┌────────

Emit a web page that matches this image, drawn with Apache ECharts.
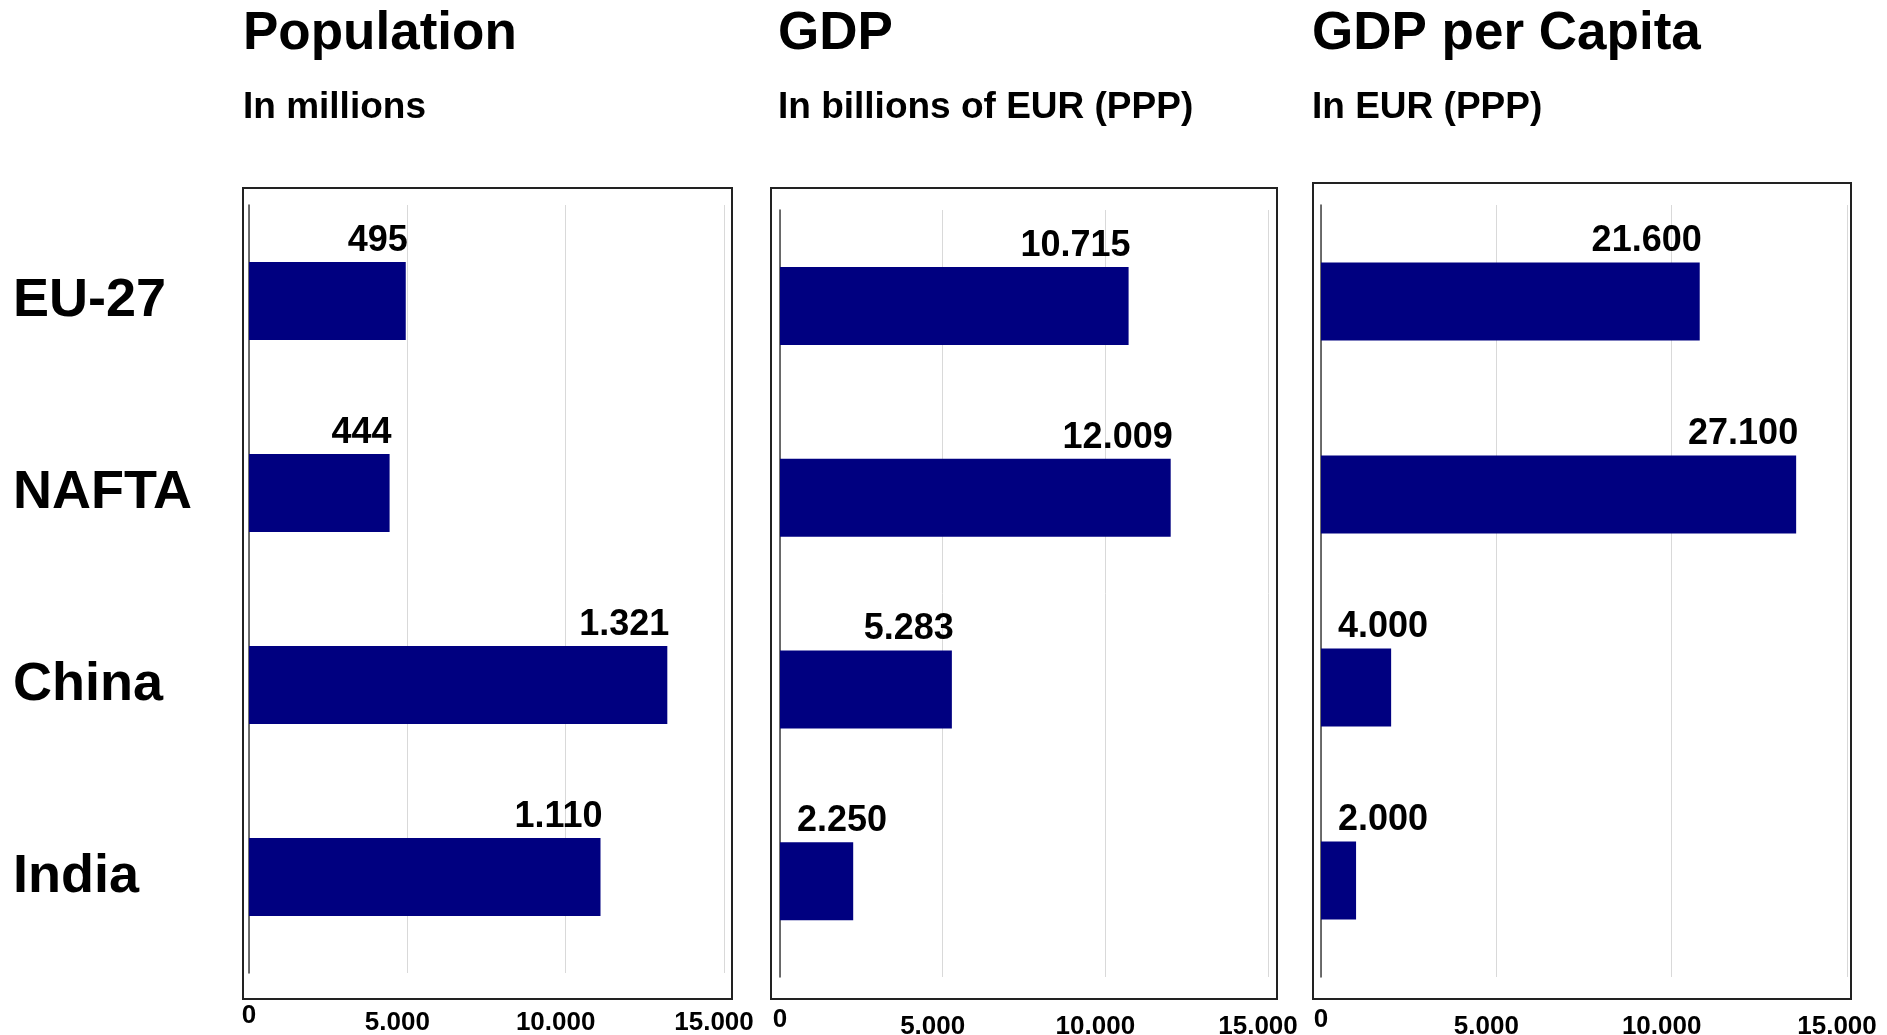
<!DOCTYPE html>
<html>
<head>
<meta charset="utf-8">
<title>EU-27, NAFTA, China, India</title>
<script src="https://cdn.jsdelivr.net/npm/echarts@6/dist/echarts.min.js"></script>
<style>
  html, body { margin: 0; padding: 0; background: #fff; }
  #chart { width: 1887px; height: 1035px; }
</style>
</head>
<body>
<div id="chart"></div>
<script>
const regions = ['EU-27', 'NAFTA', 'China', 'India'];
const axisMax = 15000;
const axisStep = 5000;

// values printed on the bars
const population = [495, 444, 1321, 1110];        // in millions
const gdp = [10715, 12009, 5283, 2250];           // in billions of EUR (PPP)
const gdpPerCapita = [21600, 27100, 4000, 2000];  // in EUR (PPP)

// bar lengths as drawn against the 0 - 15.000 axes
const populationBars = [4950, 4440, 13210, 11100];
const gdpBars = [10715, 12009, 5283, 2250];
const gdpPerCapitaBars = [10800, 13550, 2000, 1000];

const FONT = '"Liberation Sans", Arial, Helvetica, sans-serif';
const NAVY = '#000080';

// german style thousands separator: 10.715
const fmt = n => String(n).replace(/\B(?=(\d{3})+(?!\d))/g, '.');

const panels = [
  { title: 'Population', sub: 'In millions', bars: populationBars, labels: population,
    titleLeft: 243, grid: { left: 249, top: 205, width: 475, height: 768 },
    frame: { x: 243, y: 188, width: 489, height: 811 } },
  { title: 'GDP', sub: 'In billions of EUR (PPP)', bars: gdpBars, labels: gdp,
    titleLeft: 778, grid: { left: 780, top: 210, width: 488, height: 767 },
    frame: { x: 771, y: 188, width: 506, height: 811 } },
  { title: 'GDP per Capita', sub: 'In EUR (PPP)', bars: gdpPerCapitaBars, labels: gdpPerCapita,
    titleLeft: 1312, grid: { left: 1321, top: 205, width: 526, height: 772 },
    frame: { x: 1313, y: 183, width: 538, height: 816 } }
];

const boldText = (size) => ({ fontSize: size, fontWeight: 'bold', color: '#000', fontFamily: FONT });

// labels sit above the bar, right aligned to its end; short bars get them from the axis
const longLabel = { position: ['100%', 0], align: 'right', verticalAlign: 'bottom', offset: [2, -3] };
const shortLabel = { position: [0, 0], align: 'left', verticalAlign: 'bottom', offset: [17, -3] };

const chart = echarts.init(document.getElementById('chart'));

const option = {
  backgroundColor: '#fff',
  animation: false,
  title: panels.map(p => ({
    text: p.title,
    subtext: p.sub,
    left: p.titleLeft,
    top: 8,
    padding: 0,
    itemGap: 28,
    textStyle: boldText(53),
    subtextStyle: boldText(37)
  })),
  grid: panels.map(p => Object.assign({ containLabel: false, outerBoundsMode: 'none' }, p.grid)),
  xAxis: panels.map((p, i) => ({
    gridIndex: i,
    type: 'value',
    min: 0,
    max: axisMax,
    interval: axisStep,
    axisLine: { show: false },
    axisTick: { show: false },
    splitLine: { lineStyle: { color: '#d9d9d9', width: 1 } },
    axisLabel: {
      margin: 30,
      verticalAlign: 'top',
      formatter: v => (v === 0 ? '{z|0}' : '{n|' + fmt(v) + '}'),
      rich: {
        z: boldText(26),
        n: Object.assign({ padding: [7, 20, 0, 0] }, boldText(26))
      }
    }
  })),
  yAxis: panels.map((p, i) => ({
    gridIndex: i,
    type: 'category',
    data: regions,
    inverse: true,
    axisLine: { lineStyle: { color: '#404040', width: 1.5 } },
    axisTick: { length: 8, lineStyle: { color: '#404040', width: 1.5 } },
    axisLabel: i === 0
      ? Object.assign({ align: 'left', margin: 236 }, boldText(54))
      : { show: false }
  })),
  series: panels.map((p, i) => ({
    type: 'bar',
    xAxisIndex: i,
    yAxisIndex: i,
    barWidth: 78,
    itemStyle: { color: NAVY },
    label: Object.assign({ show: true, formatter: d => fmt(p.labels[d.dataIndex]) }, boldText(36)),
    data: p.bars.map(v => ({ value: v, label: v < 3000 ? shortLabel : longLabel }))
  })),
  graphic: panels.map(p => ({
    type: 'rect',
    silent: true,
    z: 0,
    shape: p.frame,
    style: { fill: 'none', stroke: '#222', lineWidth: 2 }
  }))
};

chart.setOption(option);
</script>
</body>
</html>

└────────

EXERCISE GOAL: Check every line in the material above for the string "drawn", then give only the number of lines that have it.

THE REPLY: 2